▶ _MATERIAL PROVIDED_
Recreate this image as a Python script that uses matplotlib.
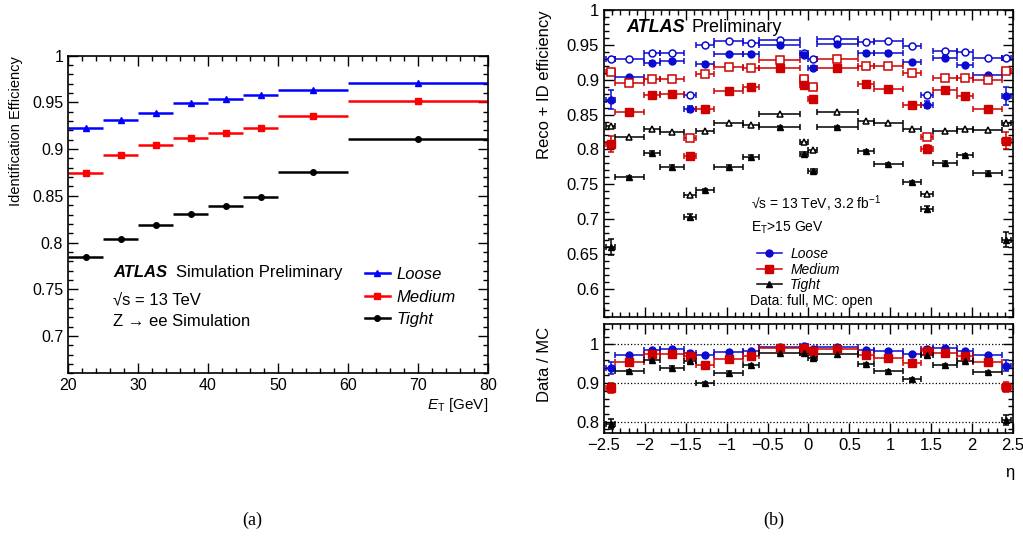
import numpy as np
import matplotlib.pyplot as plt
from matplotlib.ticker import MultipleLocator
from matplotlib.lines import Line2D

plt.rcParams['font.family'] = ['Liberation Sans', 'DejaVu Sans']
plt.rcParams['mathtext.fontset'] = 'custom'
plt.rcParams['mathtext.rm'] = 'Liberation Sans'
plt.rcParams['mathtext.it'] = 'Liberation Sans:italic'
plt.rcParams['mathtext.bf'] = 'Liberation Sans:bold'
plt.rcParams['axes.unicode_minus'] = True

# ---- (a) identification efficiency vs E_T (simulation) ----
et_edges = [20, 25, 30, 35, 40, 45, 50, 60, 80]
id_loose = [0.923, 0.9315, 0.9386, 0.9493, 0.9536, 0.9583, 0.9633, 0.9704]
id_medium = [0.8747, 0.8937, 0.9044, 0.9119, 0.9172, 0.9226, 0.9354, 0.9515]
id_tight = [0.7848, 0.804, 0.8188, 0.8302, 0.8391, 0.849, 0.8751, 0.9105]

# ---- (b) reco + ID efficiency vs eta ----
eta_edges = [-2.47, -2.37, -2.01, -1.81, -1.52, -1.37, -1.15, -0.8, -0.6, -0.1, 0.0,
             0.1, 0.6, 0.8, 1.15, 1.37, 1.52, 1.81, 2.01, 2.37, 2.47]

mc_loose = [0.930, 0.930, 0.9386, 0.9386, 0.8776, 0.950, 0.9552, 0.9529, 0.9576, 0.938,
            0.9295, 0.958, 0.9548, 0.9552, 0.949, 0.8776, 0.9405, 0.9395, 0.9314, 0.9314]
data_loose = [0.8714, 0.9038, 0.9243, 0.9271, 0.858, 0.9229, 0.9362, 0.9371, 0.9505, 0.9357,
              0.9171, 0.9514, 0.9386, 0.9386, 0.9252, 0.8643, 0.9314, 0.921, 0.9062, 0.8767]
err_loose = [0.014, 0.002, 0.002, 0.002, 0.005, 0.002, 0.002, 0.002, 0.002, 0.003,
             0.003, 0.002, 0.002, 0.002, 0.002, 0.005, 0.002, 0.002, 0.002, 0.013]

mc_medium = [0.911, 0.8948, 0.9005, 0.9005, 0.8171, 0.9086, 0.9181, 0.9167, 0.9276, 0.9014,
             0.8895, 0.929, 0.919, 0.919, 0.910, 0.818, 0.9029, 0.9029, 0.899, 0.9129]
data_medium = [0.8076, 0.8533, 0.8776, 0.879, 0.7905, 0.858, 0.8838, 0.890, 0.9171, 0.8929,
               0.8719, 0.9171, 0.8938, 0.8871, 0.8643, 0.801, 0.8848, 0.8762, 0.8576, 0.8124]
err_medium = [0.012, 0.002, 0.002, 0.002, 0.005, 0.002, 0.002, 0.002, 0.002, 0.003,
              0.003, 0.002, 0.002, 0.002, 0.002, 0.005, 0.002, 0.002, 0.002, 0.012]

mc_tight = [0.8333, 0.818, 0.830, 0.8252, 0.7347, 0.8266, 0.838, 0.8347, 0.8504, 0.8109,
            0.799, 0.8537, 0.8409, 0.8386, 0.8294, 0.7357, 0.8266, 0.830, 0.8276, 0.838]
data_tight = [0.660, 0.760, 0.7952, 0.7752, 0.7037, 0.7419, 0.7752, 0.7894, 0.8319, 0.7929,
              0.7695, 0.8323, 0.7976, 0.779, 0.7529, 0.7147, 0.781, 0.7919, 0.7667, 0.6705]
err_tight = [0.011, 0.002, 0.002, 0.003, 0.004, 0.002, 0.002, 0.002, 0.002, 0.003,
             0.003, 0.002, 0.002, 0.002, 0.002, 0.004, 0.002, 0.002, 0.002, 0.011]

ratio_loose = [0.939, 0.973, 0.985, 0.989, 0.979, 0.973, 0.981, 0.984, 0.994, 0.9965,
               0.989, 0.994, 0.985, 0.983, 0.9765, 0.988, 0.992, 0.982, 0.974, 0.945]
ratio_medium = [0.888, 0.955, 0.975, 0.9765, 0.970, 0.946, 0.9635, 0.970, 0.9896, 0.991,
                0.9826, 0.988, 0.973, 0.966, 0.952, 0.982, 0.979, 0.971, 0.954, 0.890]
ratio_tight = [0.794, 0.931, 0.959, 0.940, 0.958, 0.899, 0.927, 0.947, 0.977, 0.978,
               0.964, 0.9765, 0.950, 0.930, 0.9096, 0.973, 0.946, 0.9565, 0.928, 0.804]
rerr_loose = [0.015, 0.002, 0.002, 0.002, 0.005, 0.002, 0.002, 0.002, 0.002, 0.003,
              0.003, 0.002, 0.002, 0.002, 0.002, 0.005, 0.002, 0.002, 0.002, 0.014]
rerr_medium = [0.013, 0.002, 0.002, 0.002, 0.005, 0.002, 0.002, 0.002, 0.002, 0.003,
               0.003, 0.002, 0.002, 0.002, 0.002, 0.005, 0.002, 0.002, 0.002, 0.013]
rerr_tight = [0.013, 0.003, 0.003, 0.003, 0.005, 0.003, 0.003, 0.003, 0.002, 0.003,
              0.003, 0.002, 0.003, 0.003, 0.003, 0.005, 0.003, 0.003, 0.003, 0.013]

labels = ['Loose', 'Medium', 'Tight']


def root_style(ax, xmaj, xmin, ymaj, ymin):
    ax.xaxis.set_major_locator(MultipleLocator(xmaj))
    ax.xaxis.set_minor_locator(MultipleLocator(xmin))
    ax.yaxis.set_major_locator(MultipleLocator(ymaj))
    ax.yaxis.set_minor_locator(MultipleLocator(ymin))
    ax.tick_params(which='both', direction='in', top=True, right=True, width=1)
    ax.tick_params(which='major', length=7)
    ax.tick_params(which='minor', length=3.5)
    for s in ax.spines.values():
        s.set_linewidth(1.2)


fmt_g = plt.FuncFormatter(lambda v, p: ('%g' % round(v, 3)).replace('-', '\u2212'))

fig = plt.figure(figsize=(10.23, 5.38), dpi=100)

# ================= (a) =================
ax1 = fig.add_axes([0.0665, 0.306, 0.4106, 0.5905])
e = np.array(et_edges, dtype=float)
et_c = (e[:-1] + e[1:]) / 2
et_hw = (e[1:] - e[:-1]) / 2

styles_a = [(id_loose, '#0000ff', '^', 4.0), (id_medium, '#ff0000', 's', 5.0), (id_tight, 'black', 'o', 4.0)]
for vals, col, mk, ms in styles_a:
    ax1.errorbar(et_c, vals, xerr=et_hw, fmt=mk, color=col, ms=ms, elinewidth=1.8, capsize=0)

ax1.set_xlim(20, 80)
ax1.set_ylim(0.66, 1.0)
root_style(ax1, 10, 2, 0.05, 0.01)
ax1.tick_params(labelsize=11.5)
ax1.yaxis.set_major_formatter(fmt_g)
ax1.set_ylabel('Identification Efficiency', fontsize=10.5, loc='top')
ax1.yaxis.set_label_coords(-0.108, 1.0)
ax1.set_xlabel(r'$E_{\mathrm{T}}$ [GeV]', fontsize=11, loc='right')
ax1.xaxis.set_label_coords(1.0, -0.072)

ax1.text(0.107, 0.316, 'ATLAS', fontsize=12, fontweight='bold', style='italic',
         transform=ax1.transAxes, va='center')
ax1.text(0.257, 0.316, 'Simulation Preliminary', fontsize=12, transform=ax1.transAxes, va='center')
ax1.text(0.107, 0.231, '\u221as = 13 TeV', fontsize=12, transform=ax1.transAxes, va='center')
ax1.text(0.107, 0.162, 'Z \u2192 ee Simulation', fontsize=12, transform=ax1.transAxes, va='center')

h_a = [Line2D([], [], color=c, marker=m, ms=s, lw=1.8) for _, c, m, s in styles_a]
ax1.legend(h_a, labels, loc='upper left', bbox_to_anchor=(0.69, 0.355), frameon=False,
           handlelength=1.5, handletextpad=0.4, labelspacing=0.45, borderaxespad=0,
           prop={'size': 12, 'style': 'italic'})

# ================= (b) top =================
ax2 = fig.add_axes([0.5904, 0.4113, 0.3998, 0.5701])
ax3 = fig.add_axes([0.5904, 0.1946, 0.3998, 0.2032], sharex=ax2)

g = np.array(eta_edges)
eta_c = (g[:-1] + g[1:]) / 2
eta_hw = (g[1:] - g[:-1]) / 2

blue = '#0a0ad0'
red = '#d00000'
sets_b = [
    (mc_loose, data_loose, err_loose, ratio_loose, rerr_loose, blue, 'o', 5.0),
    (mc_medium, data_medium, err_medium, ratio_medium, rerr_medium, red, 's', 5.5),
    (mc_tight, data_tight, err_tight, ratio_tight, rerr_tight, 'black', '^', 5.0),
]
for mc, dat, err, rat, rerr, col, mk, ms in sets_b:
    ax2.errorbar(eta_c, mc, xerr=eta_hw, fmt=mk, color=col, mfc='white', mec=col, mew=1.1,
                 ms=ms, elinewidth=1.1, capsize=2.5, capthick=1.1)
    ax2.errorbar(eta_c, dat, xerr=eta_hw, yerr=err, fmt=mk, color=col, ms=ms,
                 elinewidth=1.1, capsize=2.5, capthick=1.1)
    ax3.errorbar(eta_c, rat, xerr=eta_hw, yerr=rerr, fmt=mk, color=col, ms=ms,
                 elinewidth=1.1, capsize=2.5, capthick=1.1)

ax2.set_xlim(-2.5, 2.5)
ax2.set_ylim(0.56, 1.0)
root_style(ax2, 0.5, 0.1, 0.05, 0.01)
ax2.tick_params(labelsize=12)
ax2.tick_params(axis='x', labelbottom=False)
ax2.yaxis.set_major_formatter(fmt_g)
ax2.set_ylabel('Reco + ID efficiency', fontsize=12, loc='top')
ax2.yaxis.set_label_coords(-0.128, 1.0)

ax2.text(0.055, 0.944, 'ATLAS', fontsize=13, fontweight='bold', style='italic',
         transform=ax2.transAxes, va='center')
ax2.text(0.2144, 0.944, 'Preliminary', fontsize=13, transform=ax2.transAxes, va='center')
ax2.text(0.36, 0.37, '\u221as = 13 TeV, 3.2 fb$^{-1}$', fontsize=10,
         transform=ax2.transAxes, va='center')
ax2.text(0.36, 0.2915, r'E$_{\mathrm{T}}$>15 GeV', fontsize=10, transform=ax2.transAxes, va='center')
ax2.text(0.357, 0.052, 'Data: full, MC: open', fontsize=10, transform=ax2.transAxes, va='center')

h_b = [Line2D([], [], color=c, marker=m, ms=s, lw=1.1) for *_, c, m, s in sets_b]
ax2.legend(h_b, labels, loc='upper left', bbox_to_anchor=(0.36, 0.245), frameon=False,
           handlelength=1.8, handletextpad=0.6, labelspacing=0.1, borderaxespad=0,
           prop={'size': 10, 'style': 'italic'})

# ================= (b) ratio =================
ax3.set_ylim(0.77, 1.053)
root_style(ax3, 0.5, 0.1, 0.1, 0.02)
ax3.tick_params(labelsize=12)
ax3.yaxis.set_major_formatter(fmt_g)
ax3.xaxis.set_major_formatter(fmt_g)
for lvl in [1.0, 0.9, 0.8]:
    ax3.axhline(lvl, color='black', ls=':', lw=0.9, zorder=0)
ax3.set_ylabel('Data / MC', fontsize=12, loc='top')
ax3.yaxis.set_label_coords(-0.128, 0.97)

fig.text(0.9873, 0.122, '\u03b7', fontsize=12, ha='center', va='center')

fig.text(0.247, 0.032, '(a)', fontsize=13, family='Liberation Serif', ha='center', va='center')
fig.text(0.756, 0.032, '(b)', fontsize=13, family='Liberation Serif', ha='center', va='center')

fig.savefig('out.png', dpi=100)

▶ _REQUIRED TASK_
Without the pictures, please reproduce each line of the listing above exactly, from the first one through the line bearing "from matplotlib.lines import Line2D".

▶ _TASK SOLUTION_
Recreate this image as a Python script that uses matplotlib.
import numpy as np
import matplotlib.pyplot as plt
from matplotlib.ticker import MultipleLocator
from matplotlib.lines import Line2D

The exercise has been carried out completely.